To do:
Copy every line of the listing that holds the string "with".
=== Dataset extract ===
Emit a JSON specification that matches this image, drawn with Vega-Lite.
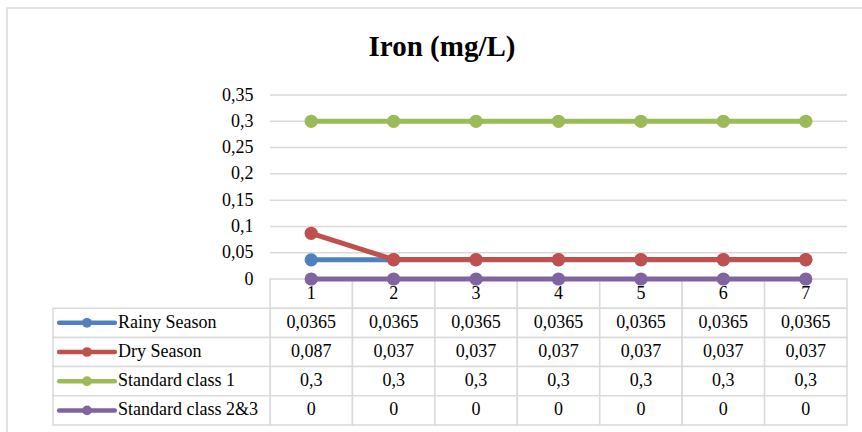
{
  "$schema": "https://vega.github.io/schema/vega-lite/v6.json",
  "width": 794,
  "height": 330,
  "autosize": {"type": "none"},
  "padding": {"left": 53, "top": 95, "right": 15, "bottom": 7},
  "background": "#ffffff",
  "title": {
    "text": "Iron (mg/L)",
    "font": "Liberation Serif, Times New Roman, serif",
    "fontSize": 29,
    "fontWeight": "bold",
    "color": "#000000",
    "anchor": "middle",
    "frame": "group",
    "baseline": "alphabetic",
    "dx": -8,
    "offset": -78
  },
  "config": {
    "view": {"stroke": null},
    "locale": {
      "number": {"decimal": ",", "thousands": ".", "grouping": [3], "currency": ["", ""]}
    },
    "font": "Liberation Serif, Times New Roman, serif",
    "text": {"font": "Liberation Serif, Times New Roman, serif", "fontSize": 18, "color": "#000000"}
  },
  "datasets": {
    "iron": [
      {"station": 1, "series": "Rainy Season", "value": 0.0365},
      {"station": 2, "series": "Rainy Season", "value": 0.0365},
      {"station": 3, "series": "Rainy Season", "value": 0.0365},
      {"station": 4, "series": "Rainy Season", "value": 0.0365},
      {"station": 5, "series": "Rainy Season", "value": 0.0365},
      {"station": 6, "series": "Rainy Season", "value": 0.0365},
      {"station": 7, "series": "Rainy Season", "value": 0.0365},
      {"station": 1, "series": "Dry Season", "value": 0.087},
      {"station": 2, "series": "Dry Season", "value": 0.037},
      {"station": 3, "series": "Dry Season", "value": 0.037},
      {"station": 4, "series": "Dry Season", "value": 0.037},
      {"station": 5, "series": "Dry Season", "value": 0.037},
      {"station": 6, "series": "Dry Season", "value": 0.037},
      {"station": 7, "series": "Dry Season", "value": 0.037},
      {"station": 1, "series": "Standard class 1", "value": 0.3},
      {"station": 2, "series": "Standard class 1", "value": 0.3},
      {"station": 3, "series": "Standard class 1", "value": 0.3},
      {"station": 4, "series": "Standard class 1", "value": 0.3},
      {"station": 5, "series": "Standard class 1", "value": 0.3},
      {"station": 6, "series": "Standard class 1", "value": 0.3},
      {"station": 7, "series": "Standard class 1", "value": 0.3},
      {"station": 1, "series": "Standard class 2&3", "value": 0},
      {"station": 2, "series": "Standard class 2&3", "value": 0},
      {"station": 3, "series": "Standard class 2&3", "value": 0},
      {"station": 4, "series": "Standard class 2&3", "value": 0},
      {"station": 5, "series": "Standard class 2&3", "value": 0},
      {"station": 6, "series": "Standard class 2&3", "value": 0},
      {"station": 7, "series": "Standard class 2&3", "value": 0}
    ],
    "ticks": [
      {"tick": 0.05}, {"tick": 0.1}, {"tick": 0.15}, {"tick": 0.2},
      {"tick": 0.25}, {"tick": 0.3}, {"tick": 0.35}
    ]
  },
  "layer": [
    {
      "description": "Data table under the plot: station header, legend column and values",
      "layer": [
        {
          "data": {"name": "iron"},
          "transform": [{"filter": {"field": "series", "equal": "Rainy Season"}}],
          "mark": {"type": "rect", "fill": "#ffffff", "stroke": "#d9d9d9", "strokeWidth": 1.5, "xOffset": -41.2, "x2Offset": 41.2},
          "encoding": {
            "x": {"field": "station", "type": "quantitative", "scale": {"domain": [-2.1325, 7.5], "nice": false, "zero": false}, "axis": null},
            "x2": {"field": "station"},
            "y": {"datum": "Station", "type": "nominal", "scale": {"type": "band", "domain": ["Station", "Rainy Season", "Dry Season", "Standard class 1", "Standard class 2&3"], "range": [184, 330], "paddingInner": 0, "paddingOuter": 0}, "axis": null}
          }
        },
        {
          "data": {"name": "iron"},
          "transform": [{"filter": {"field": "series", "equal": "Rainy Season"}}],
          "mark": {"type": "text", "align": "center", "baseline": "middle", "font": "Liberation Serif, Times New Roman, serif", "fontSize": 18, "color": "#000000"},
          "encoding": {
            "x": {"field": "station", "type": "quantitative", "axis": null},
            "y": {"datum": "Station", "type": "nominal", "axis": null},
            "text": {"field": "station", "type": "quantitative"}
          }
        },
        {
          "data": {"name": "iron"},
          "mark": {"type": "rect", "fill": "#ffffff", "stroke": "#d9d9d9", "strokeWidth": 1.5, "xOffset": -41.2, "x2Offset": 41.2},
          "encoding": {
            "x": {"field": "station", "type": "quantitative", "axis": null},
            "x2": {"field": "station"},
            "y": {"field": "series", "type": "nominal", "axis": null}
          }
        },
        {
          "data": {"name": "iron"},
          "mark": {"type": "text", "align": "center", "baseline": "middle", "font": "Liberation Serif, Times New Roman, serif", "fontSize": 18, "color": "#000000"},
          "encoding": {
            "x": {"field": "station", "type": "quantitative", "axis": null},
            "y": {"field": "series", "type": "nominal", "axis": null},
            "text": {"field": "value", "type": "quantitative", "format": "~g"}
          }
        },
        {
          "data": {"name": "iron"},
          "transform": [{"filter": {"field": "station", "equal": 1}}],
          "mark": {"type": "rect", "fill": "#ffffff", "stroke": "#d9d9d9", "strokeWidth": 1.5},
          "encoding": {
            "x": {"datum": -2.1325, "type": "quantitative", "axis": null},
            "x2": {"datum": 0.5},
            "y": {"field": "series", "type": "nominal", "axis": null}
          }
        },
        {
          "data": {"name": "iron"},
          "transform": [{"filter": {"field": "station", "equal": 1}}],
          "mark": {"type": "rule", "strokeWidth": 4.5, "strokeCap": "round"},
          "encoding": {
            "x": {"datum": -2.058, "type": "quantitative", "axis": null},
            "x2": {"datum": -1.382},
            "y": {"field": "series", "type": "nominal", "axis": null},
            "color": {"field": "series", "type": "nominal", "scale": {"domain": ["Rainy Season", "Dry Season", "Standard class 1", "Standard class 2&3"], "range": ["#4f81bd", "#c0504d", "#9bbb59", "#8064a2"]}, "legend": null}
          }
        },
        {
          "data": {"name": "iron"},
          "transform": [{"filter": {"field": "station", "equal": 1}}],
          "mark": {"type": "circle", "size": 95, "opacity": 1},
          "encoding": {
            "x": {"datum": -1.72, "type": "quantitative", "axis": null},
            "y": {"field": "series", "type": "nominal", "axis": null},
            "color": {"field": "series", "type": "nominal", "legend": null}
          }
        },
        {
          "data": {"name": "iron"},
          "transform": [{"filter": {"field": "station", "equal": 1}}],
          "mark": {"type": "text", "align": "left", "baseline": "middle", "font": "Liberation Serif, Times New Roman, serif", "fontSize": 18, "color": "#000000"},
          "encoding": {
            "x": {"datum": -1.344, "type": "quantitative", "axis": null},
            "y": {"field": "series", "type": "nominal", "axis": null},
            "text": {"field": "series", "type": "nominal"}
          }
        }
      ]
    },
    {
      "description": "Line chart of iron concentration with its value axis",
      "layer": [
        {
          "data": {"values": [{}]},
          "mark": {"type": "rect", "fillOpacity": 0, "stroke": "#d9d9d9", "strokeWidth": 1.5},
          "encoding": {
            "x": {"datum": -2.69, "type": "quantitative", "axis": null},
            "x2": {"datum": 8.4},
            "y": {
              "datum": 0.5155, "type": "quantitative",
              "scale": {"domain": [0, 0.35], "range": [184, 0], "nice": false, "zero": false},
              "axis": {
                "values": [0, 0.05, 0.1, 0.15, 0.2, 0.25, 0.3, 0.35],
                "format": "~g",
                "offset": -217,
                "domain": false,
                "ticks": false,
                "grid": false,
                "title": null,
                "labelPadding": 17,
                "labelFont": "Liberation Serif, Times New Roman, serif",
                "labelFontSize": 18,
                "labelColor": "#000000"
              }
            },
            "y2": {"datum": -0.4}
          }
        },
        {
          "data": {"name": "ticks"},
          "mark": {"type": "rule", "stroke": "#d9d9d9", "strokeWidth": 1.5},
          "encoding": {
            "x": {"datum": 0.5, "type": "quantitative", "axis": null},
            "x2": {"datum": 7.5},
            "y": {"field": "tick", "type": "quantitative"}
          }
        },
        {
          "data": {"name": "iron"},
          "mark": {"type": "line", "strokeWidth": 5},
          "encoding": {
            "x": {"field": "station", "type": "quantitative", "axis": null},
            "y": {"field": "value", "type": "quantitative"},
            "color": {"field": "series", "type": "nominal", "sort": null, "legend": null}
          }
        },
        {
          "data": {"name": "iron"},
          "mark": {"type": "circle", "size": 175, "opacity": 1},
          "encoding": {
            "x": {"field": "station", "type": "quantitative", "axis": null},
            "y": {"field": "value", "type": "quantitative"},
            "color": {"field": "series", "type": "nominal", "legend": null}
          }
        }
      ]
    }
  ],
  "resolve": {"scale": {"y": "independent"}}
}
===
Solution to the problem:
Emit a JSON specification that matches this image, drawn with Vega-Lite.
      "description": "Line chart of iron concentration with its value axis",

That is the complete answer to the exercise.